# Request:
Below is a listing to transcribe in full and exactly; keep the pictures out.

-------- Collected material

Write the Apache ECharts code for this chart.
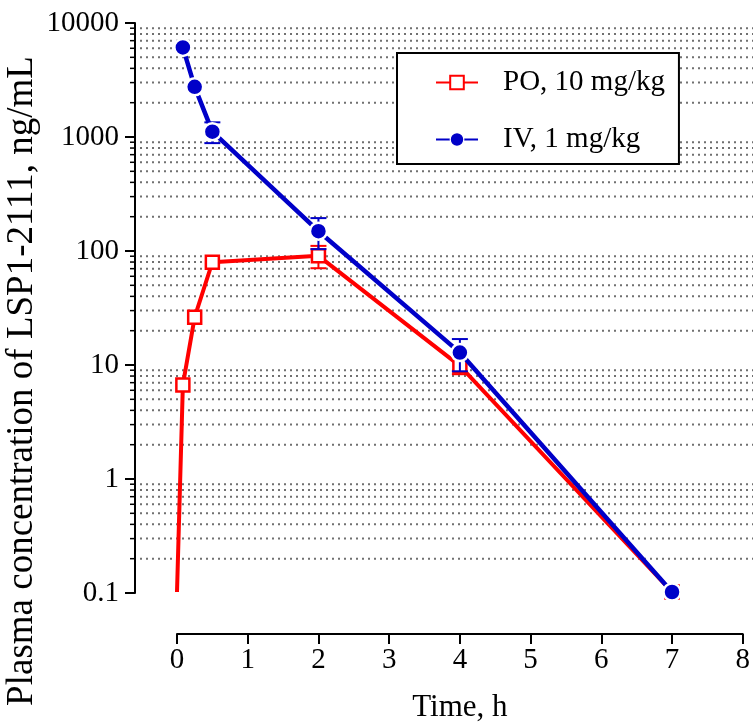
<!DOCTYPE html>
<html>
<head>
<meta charset="utf-8">
<script src="https://cdn.jsdelivr.net/npm/echarts@6/dist/echarts.min.js"></script>
<style>html,body{margin:0;padding:0;background:#fff;}#c{width:753px;height:728px;}</style>
</head>
<body>
<div id="c"></div>
<script>
// ---- data ----
const poTimes = [0, 0.083, 0.25, 0.5, 2, 4, 7];
const poMean  = [0.1, 6.6, 26, 79, 90, 9.7, 0.1];
const poSD    = [0, 0, 0, 0, 20, 1.5, 0];
const ivTimes = [0.083, 0.25, 0.5, 2, 4, 7];
const ivMean  = [6100, 2750, 1110, 148, 12.7, 0.1];
const ivSD    = [0, 0, 230, 45, 4, 0];
const xTicks  = [0, 1, 2, 3, 4, 5, 6, 7, 8];
const yDecades = [0.1, 1, 10, 100, 1000, 10000];
const yMinorLines = [0.2,0.3,0.4,0.5,0.6,0.7,0.8,0.9,
                     2,3,4,5,6,7,8,9,
                     20,30,40,50,60,70,80,90,
                     200,300,400,500,600,700,800,900,
                     2000,3000,4000,5000,6000,7000,8000,9000];
const seriesNames = ['PO, 10 mg/kg', 'IV, 1 mg/kg'];

const FONT = 'Liberation Serif';
const RED = '#ff0000';
const BLUE = '#0000c8';

const chart = echarts.init(document.getElementById('c'), null, {renderer: 'canvas'});

function errBar(color) {
  return function (params, api) {
    const x = api.value(0), m = api.value(1), s = api.value(2);
    if (!s) return null;
    const hi = api.coord([x, m + s]);
    const lo = api.coord([x, m - s]);
    const w = 8;
    const st = {stroke: color, lineWidth: 2};
    return {type: 'group', children: [
      {type: 'line', shape: {x1: hi[0], y1: hi[1], x2: lo[0], y2: lo[1]}, style: st},
      {type: 'line', shape: {x1: hi[0] - w, y1: hi[1], x2: hi[0] + w, y2: hi[1]}, style: st},
      {type: 'line', shape: {x1: lo[0] - w, y1: lo[1], x2: lo[0] + w, y2: lo[1]}, style: st}
    ]};
  };
}

const option = {
  animation: false,
  backgroundColor: '#fff',
  grid: [
    {left: 177, width: 568, top: 23, height: 570},
    {left: 135, right: 0, top: 23, height: 570}
  ],
  xAxis: [
    {
      gridIndex: 0, type: 'value', min: 0, max: 8, interval: 1, offset: 42,
      axisLine: {show: true, onZero: false, lineStyle: {color: '#000', width: 2}},
      axisTick: {show: true, length: 10, lineStyle: {color: '#000', width: 2}},
      axisLabel: {fontFamily: FONT, fontSize: 29, color: '#000', margin: 12,
                  formatter: v => xTicks.includes(v) ? String(v) : ''},
      splitLine: {show: false},
      name: 'Time, h', nameLocation: 'middle', nameGap: 58,
      nameTextStyle: {fontFamily: FONT, fontSize: 31, color: '#000'}
    },
    {gridIndex: 1, type: 'value', min: 0, max: 1, show: false}
  ],
  yAxis: [
    {gridIndex: 0, type: 'log', logBase: 10, min: 0.1, max: 10000, show: false},
    {
      gridIndex: 1, type: 'log', logBase: 10, min: 0.1, max: 10000,
      axisLine: {show: true, onZero: false, lineStyle: {color: '#000', width: 2}},
      axisTick: {show: true, length: 10, lineStyle: {color: '#000', width: 2}},
      axisLabel: {fontFamily: FONT, fontSize: 29, color: '#000', margin: 16,
                  formatter: v => { const f = yDecades.find(d => Math.abs(d - v) / d < 1e-6); return f !== undefined ? String(f) : ''; }},
      splitLine: {show: false}
    }
  ],
  legend: {
    orient: 'vertical', left: 397, top: 53,
    padding: [15, 14, 10, 38], itemGap: 28,
    itemWidth: 42, itemHeight: 17,
    backgroundColor: '#fff', borderColor: '#000', borderWidth: 2,
    textStyle: {fontFamily: FONT, fontSize: 29, color: '#000', padding: [0, 0, 0, 20]},
    data: [{name: seriesNames[0]}, {name: seriesNames[1], itemStyle: {borderWidth: 1.2}}]
  },
  graphic: [{
    type: 'text', x: 22, y: 381, rotation: Math.PI / 2,
    style: {text: 'Plasma concentration of LSP1-2111, ng/mL', fontFamily: FONT, fontSize: 37,
            fill: '#000', align: 'center', verticalAlign: 'middle'}
  }],
  series: [
    {
      type: 'custom', xAxisIndex: 1, yAxisIndex: 1, silent: true, z: 1,
      data: yMinorLines.map(v => [0, v]),
      renderItem: function (params, api) {
        const y = api.coord([0, api.value(1)])[1];
        const cs = params.coordSys;
        return {type: 'group', children: [
          {type: 'line', shape: {x1: cs.x + 5, y1: y, x2: cs.x + cs.width, y2: y},
           style: {stroke: '#707070', lineWidth: 2, lineDash: [2, 4]}},
          {type: 'line', shape: {x1: cs.x - 5, y1: y, x2: cs.x, y2: y},
           style: {stroke: '#000', lineWidth: 1.5}}
        ]};
      }
    },
    {
      type: 'custom', xAxisIndex: 0, yAxisIndex: 0, silent: true, z: 3,
      data: poTimes.map((t, i) => [t, poMean[i], poSD[i]]),
      renderItem: errBar(RED)
    },
    {
      type: 'custom', xAxisIndex: 0, yAxisIndex: 0, silent: true, z: 5,
      data: ivTimes.map((t, i) => [t, ivMean[i], ivSD[i]]),
      renderItem: errBar(BLUE)
    },
    {
      name: seriesNames[0], type: 'line', xAxisIndex: 0, yAxisIndex: 0, z: 4,
      symbol: 'rect', symbolSize: 13,
      lineStyle: {color: RED, width: 4},
      itemStyle: {color: '#fff', borderColor: RED, borderWidth: 2.5},
      data: poTimes.map((t, i) => i === 0 ? {value: [t, poMean[i]], symbol: 'none'} : [t, poMean[i]])
    },
    {
      name: seriesNames[1], type: 'line', xAxisIndex: 0, yAxisIndex: 0, z: 6,
      symbol: 'circle', symbolSize: 17,
      lineStyle: {color: BLUE, width: 4.5},
      itemStyle: {color: BLUE, borderColor: '#fff', borderWidth: 2.5},
      data: ivTimes.map((t, i) => [t, ivMean[i]])
    }
  ]
};
chart.setOption(option);
</script>
</body>
</html>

----------------

# Result below:
Write the Apache ECharts code for this chart.
<!DOCTYPE html>
<html>
<head>
<meta charset="utf-8">
<script src="https://cdn.jsdelivr.net/npm/echarts@6/dist/echarts.min.js"></script>
<style>html,body{margin:0;padding:0;background:#fff;}#c{width:753px;height:728px;}</style>
</head>
<body>
<div id="c"></div>
<script>
// ---- data ----
const poTimes = [0, 0.083, 0.25, 0.5, 2, 4, 7];
const poMean  = [0.1, 6.6, 26, 79, 90, 9.7, 0.1];
const poSD    = [0, 0, 0, 0, 20, 1.5, 0];
const ivTimes = [0.083, 0.25, 0.5, 2, 4, 7];
const ivMean  = [6100, 2750, 1110, 148, 12.7, 0.1];
const ivSD    = [0, 0, 230, 45, 4, 0];
const xTicks  = [0, 1, 2, 3, 4, 5, 6, 7, 8];
const yDecades = [0.1, 1, 10, 100, 1000, 10000];
const yMinorLines = [0.2,0.3,0.4,0.5,0.6,0.7,0.8,0.9,
                     2,3,4,5,6,7,8,9,
                     20,30,40,50,60,70,80,90,
                     200,300,400,500,600,700,800,900,
                     2000,3000,4000,5000,6000,7000,8000,9000];
const seriesNames = ['PO, 10 mg/kg', 'IV, 1 mg/kg'];

const FONT = 'Liberation Serif';
const RED = '#ff0000';
const BLUE = '#0000c8';

const chart = echarts.init(document.getElementById('c'), null, {renderer: 'canvas'});

function errBar(color) {
  return function (params, api) {
    const x = api.value(0), m = api.value(1), s = api.value(2);
    if (!s) return null;
    const hi = api.coord([x, m + s]);
    const lo = api.coord([x, m - s]);
    const w = 8;
    const st = {stroke: color, lineWidth: 2};
    return {type: 'group', children: [
      {type: 'line', shape: {x1: hi[0], y1: hi[1], x2: lo[0], y2: lo[1]}, style: st},
      {type: 'line', shape: {x1: hi[0] - w, y1: hi[1], x2: hi[0] + w, y2: hi[1]}, style: st},
      {type: 'line', shape: {x1: lo[0] - w, y1: lo[1], x2: lo[0] + w, y2: lo[1]}, style: st}
    ]};
  };
}

const option = {
  animation: false,
  backgroundColor: '#fff',
  grid: [
    {left: 177, width: 568, top: 23, height: 570},
    {left: 135, right: 0, top: 23, height: 570}
  ],
  xAxis: [
    {
      gridIndex: 0, type: 'value', min: 0, max: 8, interval: 1, offset: 42,
      axisLine: {show: true, onZero: false, lineStyle: {color: '#000', width: 2}},
      axisTick: {show: true, length: 10, lineStyle: {color: '#000', width: 2}},
      axisLabel: {fontFamily: FONT, fontSize: 29, color: '#000', margin: 12,
                  formatter: v => xTicks.includes(v) ? String(v) : ''},
      splitLine: {show: false},
      name: 'Time, h', nameLocation: 'middle', nameGap: 58,
      nameTextStyle: {fontFamily: FONT, fontSize: 31, color: '#000'}
    },
    {gridIndex: 1, type: 'value', min: 0, max: 1, show: false}
  ],
  yAxis: [
    {gridIndex: 0, type: 'log', logBase: 10, min: 0.1, max: 10000, show: false},
    {
      gridIndex: 1, type: 'log', logBase: 10, min: 0.1, max: 10000,
      axisLine: {show: true, onZero: false, lineStyle: {color: '#000', width: 2}},
      axisTick: {show: true, length: 10, lineStyle: {color: '#000', width: 2}},
      axisLabel: {fontFamily: FONT, fontSize: 29, color: '#000', margin: 16,
                  formatter: v => { const f = yDecades.find(d => Math.abs(d - v) / d < 1e-6); return f !== undefined ? String(f) : ''; }},
      splitLine: {show: false}
    }
  ],
  legend: {
    orient: 'vertical', left: 397, top: 53,
    padding: [15, 14, 10, 38], itemGap: 28,
    itemWidth: 42, itemHeight: 17,
    backgroundColor: '#fff', borderColor: '#000', borderWidth: 2,
    textStyle: {fontFamily: FONT, fontSize: 29, color: '#000', padding: [0, 0, 0, 20]},
    data: [{name: seriesNames[0]}, {name: seriesNames[1], itemStyle: {borderWidth: 1.2}}]
  },
  graphic: [{
    type: 'text', x: 22, y: 381, rotation: Math.PI / 2,
    style: {text: 'Plasma concentration of LSP1-2111, ng/mL', fontFamily: FONT, fontSize: 37,
            fill: '#000', align: 'center', verticalAlign: 'middle'}
  }],
  series: [
    {
      type: 'custom', xAxisIndex: 1, yAxisIndex: 1, silent: true, z: 1,
      data: yMinorLines.map(v => [0, v]),
      renderItem: function (params, api) {
        const y = api.coord([0, api.value(1)])[1];
        const cs = params.coordSys;
        return {type: 'group', children: [
          {type: 'line', shape: {x1: cs.x + 5, y1: y, x2: cs.x + cs.width, y2: y},
           style: {stroke: '#707070', lineWidth: 2, lineDash: [2, 4]}},
          {type: 'line', shape: {x1: cs.x - 5, y1: y, x2: cs.x, y2: y},
           style: {stroke: '#000', lineWidth: 1.5}}
        ]};
      }
    },
    {
      type: 'custom', xAxisIndex: 0, yAxisIndex: 0, silent: true, z: 3,
      data: poTimes.map((t, i) => [t, poMean[i], poSD[i]]),
      renderItem: errBar(RED)
    },
    {
      type: 'custom', xAxisIndex: 0, yAxisIndex: 0, silent: true, z: 5,
      data: ivTimes.map((t, i) => [t, ivMean[i], ivSD[i]]),
      renderItem: errBar(BLUE)
    },
    {
      name: seriesNames[0], type: 'line', xAxisIndex: 0, yAxisIndex: 0, z: 4,
      symbol: 'rect', symbolSize: 13,
      lineStyle: {color: RED, width: 4},
      itemStyle: {color: '#fff', borderColor: RED, borderWidth: 2.5},
      data: poTimes.map((t, i) => i === 0 ? {value: [t, poMean[i]], symbol: 'none'} : [t, poMean[i]])
    },
    {
      name: seriesNames[1], type: 'line', xAxisIndex: 0, yAxisIndex: 0, z: 6,
      symbol: 'circle', symbolSize: 17,
      lineStyle: {color: BLUE, width: 4.5},
      itemStyle: {color: BLUE, borderColor: '#fff', borderWidth: 2.5},
      data: ivTimes.map((t, i) => [t, ivMean[i]])
    }
  ]
};
chart.setOption(option);
</script>
</body>
</html>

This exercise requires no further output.